Yavapai County needs a new multi-million-dollar juvenile detention facility years earlier than officials anticipated.
County Director of Juvenile Court Services Gordon Glau told county supervisors during his budget meeting Tuesday that the juvenile jail exceeds its 39-bed capacity 71 percent of the time, and 15 percent of the time it houses more than 50 juveniles.
"We've got kids on the floor on a fairly regular basis," said Yavapai County Superior Court Judge Robert Brutinel, who handles the Prescott-area juvenile court.
The juvenile jail population has grown 35 percent since fiscal year 2000, Glau said.
"It's sad, because they're kids," Board of Supervisors Chair Lorna Street said. "Criminals are getting younger and younger and younger."
Glau is recommending a new 80-bed facility that would cost roughly $6 million to $8 million.
County Supervisor Gheral Brownlow said it would be at least three or four years before the county could construct a new detention facility, but Glau said it needs to be ready to house juveniles within two years.
To meet that timeline, the county would have to start planning and designing such a building almost immediately.
The county has added onto the existing 28-year-old Prescott facility two times, in 1991 and 1999, and has no room to expand it again, Glau said. When they added nine beds in 1999, juvenile justice authorities thought they wouldn't exceed capacity until 2004.
A new detention facility isn't in the county's five-year capital projects plan, either. The supervisors plan to talk more about the issue at 2:45 p.m. Tuesday when they have scheduled a discussion about capital improvement needs for the 2002/2003 budget year that begins July 1.
While the state government chipped in half the cost for the 1999 expansion, Glau said it's unlikely the state would help with the new facility.
That didn't surprise the supervisors. During their budget meetings with department heads this week, they already have repeatedly heard about state budget cuts that will cost the county hundreds of thousands of dollars, including cuts in the juvenile and adult probation departments.
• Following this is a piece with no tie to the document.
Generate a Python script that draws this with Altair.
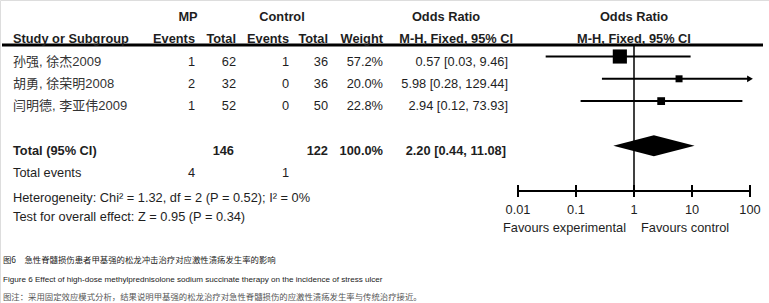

The existing detention facility is located near the Yavapai Regional Medical Center, which has the first option to purchase it, County Administrator Jim Holst said.
Preliminary analysis has led officials to believe that it would cost less in the long run if the county builds one new facility in the Prescott tri-city area, instead of keeping the existing one and building a new smaller one in the Verde Valley, Glau said.
Officials briefly discussed possible sites Tuesday, including Pioneer Park on the northwest side of Prescott and a 185-acre parcel on the northeast side of Prescott that the county jointly owns with the City of Prescott.
The county also owns vacant property near the new fairgrounds northeast of Prescott Valley, but when the Fain family sold it to the county, the Fains included a clause that prohibits the county from using it for a jail facility. The same goes for the Town Centre property in Prescott Valley that the Fains sold to the county.
Could jail tax question come back to voters again?
Wondering where they will come up with approximately $7 million for a new jail to house underaged criminals, Yavapai County supervisors talked Tuesday about the possibility of using revenues from the existing county jail district sales tax.
Director of Juvenile Court Services Gordon Glau asked the supervisors if they would consider that option.
But voters would have to approve that use, since the original 1999 ballot question didn't say the money could go toward a juvenile facility, Board of Supervisors Attorney Dave Hunt said.
The current 20-year jail district sales tax is an eighth of a cent, and the county plans to increase it to a quarter-cent after 10 years. State law allows it to be as much as a quarter-cent.
Voters originally approved the jail district so the county could build a $16.6 million addition to the county jail for adults in Camp Verde.
It currently is under construction. It will add 240 new cells for 430 adult males, plus create 14 cells to accommodate 28 juveniles being charged with adult crimes so the county can stop sending such juveniles to the Maricopa County jail.
One reason the county is building the Camp Verde addition is to appease the U.S. Department of Justice, which cited several deficiencies with the county adult jail system. County officials have since corrected most of them.
County Supervisor Gheral Brownlow wondered out loud Tuesday if the Department of Justice will come after the county again because the juvenile jail is now overcrowded.
Glau said he doesn't think that will happen, but he noted that state officials have warned the county's juvenile justice system that it is out of compliance with a law requiring at least one juvenile detention officer for every 20 juveniles during sleeping hours.
He is asking county supervisors to appropriate $32,891 in next year's budget to hire the facility's first new officer in two years, because right now the detention facility has only two night officers.